Artist Nina Katchadourian, for instance, sought help to create “The Recovery Channel,” which plays found video on 38 different channels simultaneously so a viewer can flip through the footage from a leather armchair positioned in front of the monitor. “I had this idea that one of the key components would be that you’re channel surfing,” she says. “Doing that was a level of technical stuff I had no idea how to do, so I approached Eyebeam with the idea. They worked out a really interesting, elegant solution to the problem. The piece would not exist had they not designed this interface.”

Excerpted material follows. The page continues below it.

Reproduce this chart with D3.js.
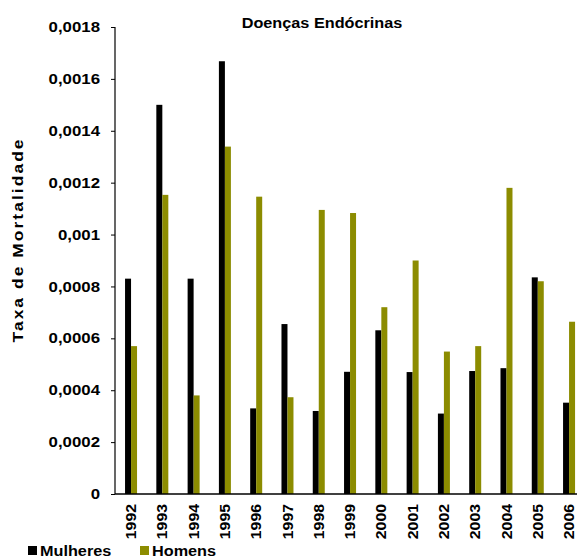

This kind of collaboration is what Eyebeam is all about. “Most residencies for artists emphasize solitude and privacy — they give you a private studio, try to minimize distraction and interruption,” says Lambert, who is currently developing AddArt, a web browser plug-in that will replace ads with contemporary artworks. “Eyebeam provides a collaborative workspace — we work in a group studio, encouraging shared knowledge and the exchange of ideas.” He credits Eyebeam with playing a key role in his artistic process. “Because of all this, during my fellowship at Eyebeam I have been able to make work here I couldn’t before and wouldn’t were I to be hidden away in some studio in the middle of the wilderness.”

Future Eyebeam artists, says Crowley, will focus more on content than just new technologies. High on the list are investigations of public space and environmental issues, which are the focus of the next two exhibitions this year. And Crowley and Johnson are both happy to have centralized operations from Dumbo and Soho to their Chelsea space, which underwent extensive renovations in 2005. “It’s fun to be here in Chelsea,” says Johnson. “We recognize we’re a counterpoint or a foil to the conventional galleries here, but we get a lot of out of it and we think they do too.”

Crowley concurs. “It was important to us to have big glass windows onto the street so you can look right into the Education Lab,” she says. “We’re not like other Chelsea galleries in that we’re not just presenting work. People come in here expecting another white-walled gallery and often get a nice surprise.”